Leadership matters, especially in challenging times.
I am feeling deep gratitude for the nonprofits (501c3 and 501c4) that played such an incredibly important role this year protecting democracy. Their work was absolutely pivotal.
Joe Biden and Kamala Harris have been elected president and vice president of the U.S. Control of the Senate won’t be decided until the January runoff elections in Georgia. While the full implications of the election remain uncertain, one thing is crystal clear: Philanthropic funding for movements will be needed more than ever in 2021. Sustained grassroots organizing is essential if we hope to make progress on the pressing issues facing our nation and the world.
In this issue of Responsive Philanthropy, we explore courageous leadership and damaging failures of leadership at some of the nation’s largest philanthropies.
Ray Holgado, a former Chan Zuckerberg Initiative employee who recently filed a discrimination claim against the philanthropy with the California Department of Fair Employment and Housing and the U.S. Equal Employment Opportunity Commission, offers a blistering critique of the philanthropy’s alleged racial discrimination toward Black staff and suggestions for how the field can move forward.
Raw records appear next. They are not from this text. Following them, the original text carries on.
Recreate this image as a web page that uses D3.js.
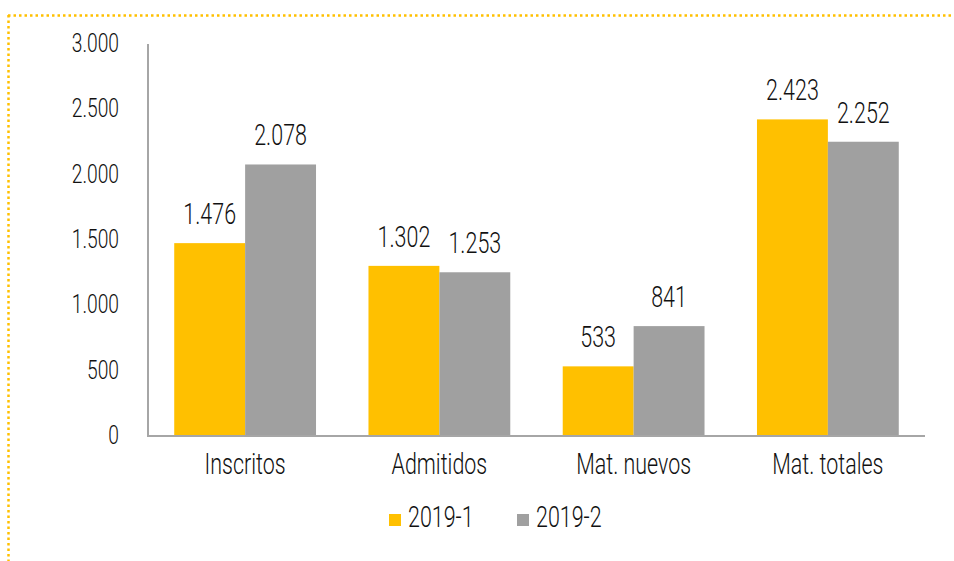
<!DOCTYPE html>
<html><head><meta charset="utf-8">
<script src="https://cdn.jsdelivr.net/npm/d3@7"></script>
<style>
body{margin:0;background:#fff;}
text{font-family:"Roboto","Liberation Sans",sans-serif;fill:#111;font-weight:300;}
</style></head>
<body><svg id="c" width="954" height="561"></svg>
<script>
const categories = ["Inscritos","Admitidos","Mat. nuevos","Mat. totales"];
const seriesNames = ["2019-1","2019-2"];
const values2019_1 = [1476,1302,533,2423];
const values2019_2 = [2078,1253,841,2252];
const yTicks = [0,500,1000,1500,2000,2500,3000];
const colors = ["#FFC000","#A0A0A0"];

const svg = d3.select("#c");
const fmt = v => d3.format(",")(v).replace(/,/g,".");
const SX = 0.74;
function label(x, y, txt, size, anchor){
  return svg.append("text").attr("transform",`translate(${x},${y}) scale(${SX},1)`)
    .attr("text-anchor",anchor).attr("font-size",size).text(txt);
}

// dotted frame
svg.append("line").attr("x1",8).attr("x2",954).attr("y1",15.5).attr("y2",15.5)
  .attr("stroke","#FFC000").attr("stroke-width",2.5).attr("stroke-dasharray","2.5 3");
svg.append("line").attr("x1",8.5).attr("x2",8.5).attr("y1",15).attr("y2",561)
  .attr("stroke","#FFC000").attr("stroke-width",2.5).attr("stroke-dasharray","2.5 3");

const x0 = d3.scaleBand().domain(categories).range([148,925]).paddingInner(0.27).paddingOuter(0.135);
const x1 = d3.scaleBand().domain(seriesNames).range([0,x0.bandwidth()]);
const y = d3.scaleLinear().domain([0,3000]).range([436,44]);

const data = categories.map((c,i)=>({c, v:[values2019_1[i],values2019_2[i]]}));

data.forEach(d=>{
  d.v.forEach((v,j)=>{
    const xx = x0(d.c)+x1(seriesNames[j]);
    svg.append("rect").attr("x",xx).attr("y",y(v)).attr("width",x1.bandwidth()).attr("height",y(0)-y(v)).attr("fill",colors[j]);
    label(xx+x1.bandwidth()/2, y(v)-19, fmt(v), 29, "middle");
  });
});

// axes
svg.append("line").attr("x1",148).attr("x2",148).attr("y1",44).attr("y2",436).attr("stroke","#A6A6A6").attr("stroke-width",2);
svg.append("line").attr("x1",147).attr("x2",925).attr("y1",436).attr("y2",436).attr("stroke","#A6A6A6").attr("stroke-width",2);

yTicks.forEach(t=>{
  label(119, y(t)+8, fmt(t), 26, "end");
});
categories.forEach(c=>{
  label(x0(c)+x0.bandwidth()/2, 474, c, 29, "middle");
});

// legend
const legX = [389,517];
seriesNames.forEach((s,j)=>{
  svg.append("rect").attr("x",legX[j]).attr("y",514).attr("width",12).attr("height",12).attr("fill",colors[j]);
  label(legX[j]+19, 527, s, 29, "start");
});
</script></body></html>
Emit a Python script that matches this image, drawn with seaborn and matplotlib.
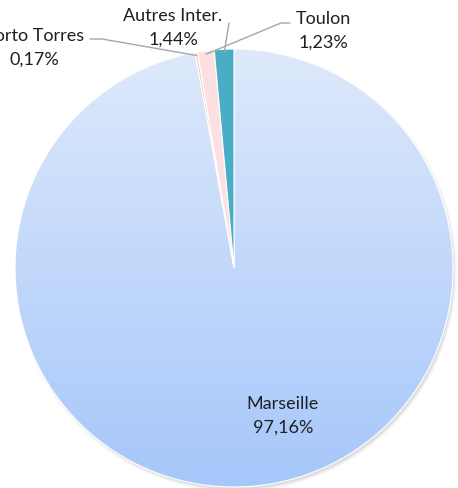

Brandi Collins-Calhoun, NCRP’s senior movement engagement associate, shares a deeply personal account of how NoVo Foundation’s decision earlier this year to eliminate its gendered violence program is impacting Black women in philanthropy and social justice movements. She also challenges other donors to step up and urges NoVo to execute a responsible exit – something the foundation has committed to in general terms without offering any specifics thus far.
The above examples notwithstanding, it has not been all bad news for philanthropic leadership in 2020. In fact, many high-net-worth donors and foundations have been leading in phenomenal ways. I lay out some shining examples of philanthropy supporting movement work.